# [Task description]
Beginning with the first line, set down every line through the one containing "const split = 2 * Math.PI * shares[0] / 100;", exactly as it appears, but not the pictures.

** Start of Dataset excerpt **

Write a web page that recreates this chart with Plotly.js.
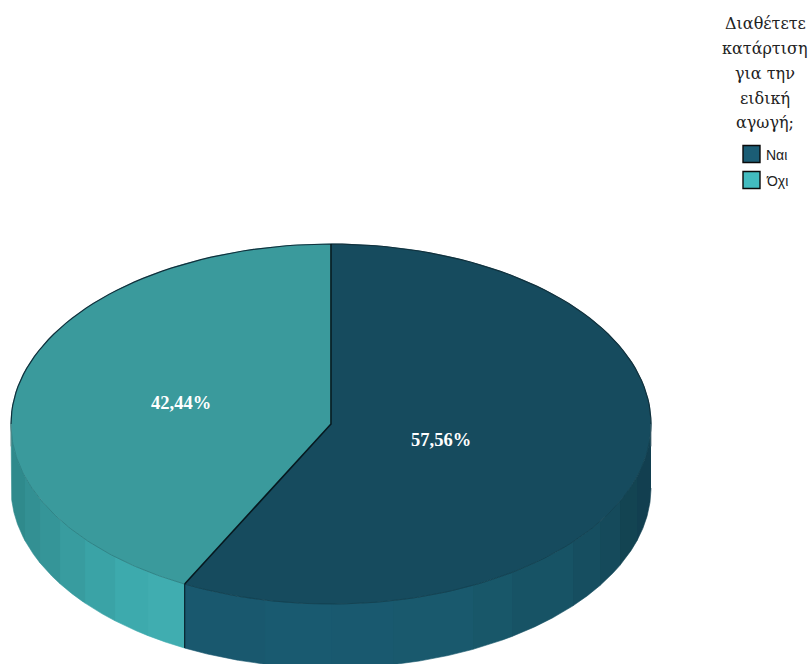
<!DOCTYPE html>
<html><head><meta charset="utf-8">
<script src="https://cdn.plot.ly/plotly-3.0.1.min.js"></script>
<style>html,body{margin:0;padding:0;background:#fff}#c{width:811px;height:664px}</style>
</head><body><div id="c"></div>
<script>
const categories = ['Ναι', 'Όχι'];
const shares = [57.56, 42.44];
const topColors = ['#164b5e', '#3a9a9c'];
const legendColors = ['#1b5d75', '#42bcc0'];
const titleLines = ['Διαθέτετε', 'κατάρτιση', 'για την', 'ειδική', 'αγωγή;'];
const titleRowsY = [23, 48, 73, 98, 122];
const legendRowsY = [154, 180];
const labelPos = [[441, 440], [180.5, 403]];
const naiBandEdges = [651, 637, 620, 600, 573, 512, 473, 393, 331, 265, 185];
const naiBandColors = ['#123f50', '#134452', '#154a5b', '#164e60', '#175365', '#185769', '#19596d', '#19596f', '#195a70', '#19586e'];
const oxiBandEdges = [185, 148, 115, 85, 60, 40, 25, 11];
const oxiBandColors = ['#40adb0', '#3daaad', '#3aa3a6', '#389c9f', '#359598', '#339093', '#2f8a8c'];

// pie geometry, in pixels of the axis range
const cx = 331, cy = 424, rx = 320, ry = 180, depth = 64;
const pt = a => [cx + rx * Math.sin(a), cy - ry * Math.cos(a)];
const arc = (a0, a1) => { const o = []; const n = 90;
  for (let i = 0; i <= n; i++) o.push(pt(a0 + (a1 - a0) * i / n)); return o; };
const split = 2 * Math.PI * shares[0] / 100;

const traces = [];
function poly(points, fill, line, width) {
  traces.push({type: 'scatter', mode: 'lines', fill: 'toself', fillcolor: fill, hoverinfo: 'skip',
    x: points.map(p => p[0]), y: points.map(p => p[1]),
    line: {color: line || fill, width: width === undefined ? 0.6 : width}, showlegend: false});
}
function stroke(points, color, width) {
  traces.push({type: 'scatter', mode: 'lines', hoverinfo: 'skip', showlegend: false,
    x: points.map(p => p[0]), y: points.map(p => p[1]), line: {color, width}});
}
// x edge -> ellipse angle on the front half
const angOf = x => Math.PI - Math.asin((x - cx) / rx);
function bands(edges, colors) {
  for (let i = 0; i < colors.length; i++) {
    const top = arc(angOf(edges[i]), angOf(edges[i + 1]));
    const bottom = top.slice().reverse().map(p => [p[0], p[1] + depth]);
    poly(top.concat(bottom), colors[i]);
  }
}
bands(naiBandEdges, naiBandColors);
bands(oxiBandEdges, oxiBandColors);

// top faces
poly([[cx, cy]].concat(arc(0, split)).concat([[cx, cy]]), topColors[0], topColors[0], 0.6);
poly([[cx, cy]].concat(arc(split, 2 * Math.PI)).concat([[cx, cy]]), topColors[1], topColors[1], 0.6);

// outlines
const rim = pt(split);
stroke(arc(-Math.PI / 2, Math.PI / 2), '#10303c', 1.2);
stroke(arc(Math.PI / 2, split), '#123f4e', 0.8);
stroke(arc(split, 1.5 * Math.PI), '#2c7d80', 0.8);
stroke([[cx, cy - ry], [cx, cy], rim], '#06181f', 1.6);
stroke([rim, [rim[0], rim[1] + depth]], '#0a2a35', 1.3);
stroke([[cx - rx, cy], [cx - rx, cy + depth * 0.35]], '#6a8a8c', 0.8);
stroke([[cx + rx, cy], [cx + rx, cy + depth * 0.35]], '#55707a', 0.8);

// legend swatches
traces.push({type: 'scatter', mode: 'markers', hoverinfo: 'skip', showlegend: false,
  x: categories.map(() => 751.5), y: legendRowsY,
  marker: {symbol: 'square', size: 17, color: legendColors, line: {color: '#0a0a0a', width: 1.4}}});

const annotations = [];
titleLines.forEach((t, i) => annotations.push({x: 765, y: titleRowsY[i], text: t, showarrow: false,
  xanchor: 'center', yanchor: 'middle', font: {family: '"DejaVu Serif", serif', size: 16, color: '#222'}}));
categories.forEach((t, i) => annotations.push({x: 764, y: legendRowsY[i] + 1, text: t, showarrow: false,
  xanchor: 'left', yanchor: 'middle', font: {family: '"Liberation Sans", sans-serif', size: 14, color: '#222'}}));
shares.forEach((v, i) => annotations.push({x: labelPos[i][0], y: labelPos[i][1],
  text: '<b>' + v.toFixed(2).replace('.', ',') + '%</b>', showarrow: false,
  xanchor: 'center', yanchor: 'middle', font: {family: '"Liberation Serif", serif', size: 18.5, color: '#ffffff'}}));

const hidden = {visible: false, fixedrange: true};
Plotly.newPlot('c', traces, {
  width: 811, height: 664, margin: {l: 0, r: 0, t: 0, b: 0, pad: 0},
  paper_bgcolor: '#fff', plot_bgcolor: '#fff', showlegend: false,
  xaxis: Object.assign({range: [0, 811]}, hidden),
  yaxis: Object.assign({range: [664, 0]}, hidden),
  annotations
}, {displayModeBar: false, staticPlot: true});
</script></body></html>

** End of Dataset excerpt **

# [The output]
Write a web page that recreates this chart with Plotly.js.
<!DOCTYPE html>
<html><head><meta charset="utf-8">
<script src="https://cdn.plot.ly/plotly-3.0.1.min.js"></script>
<style>html,body{margin:0;padding:0;background:#fff}#c{width:811px;height:664px}</style>
</head><body><div id="c"></div>
<script>
const categories = ['Ναι', 'Όχι'];
const shares = [57.56, 42.44];
const topColors = ['#164b5e', '#3a9a9c'];
const legendColors = ['#1b5d75', '#42bcc0'];
const titleLines = ['Διαθέτετε', 'κατάρτιση', 'για την', 'ειδική', 'αγωγή;'];
const titleRowsY = [23, 48, 73, 98, 122];
const legendRowsY = [154, 180];
const labelPos = [[441, 440], [180.5, 403]];
const naiBandEdges = [651, 637, 620, 600, 573, 512, 473, 393, 331, 265, 185];
const naiBandColors = ['#123f50', '#134452', '#154a5b', '#164e60', '#175365', '#185769', '#19596d', '#19596f', '#195a70', '#19586e'];
const oxiBandEdges = [185, 148, 115, 85, 60, 40, 25, 11];
const oxiBandColors = ['#40adb0', '#3daaad', '#3aa3a6', '#389c9f', '#359598', '#339093', '#2f8a8c'];

// pie geometry, in pixels of the axis range
const cx = 331, cy = 424, rx = 320, ry = 180, depth = 64;
const pt = a => [cx + rx * Math.sin(a), cy - ry * Math.cos(a)];
const arc = (a0, a1) => { const o = []; const n = 90;
  for (let i = 0; i <= n; i++) o.push(pt(a0 + (a1 - a0) * i / n)); return o; };
const split = 2 * Math.PI * shares[0] / 100;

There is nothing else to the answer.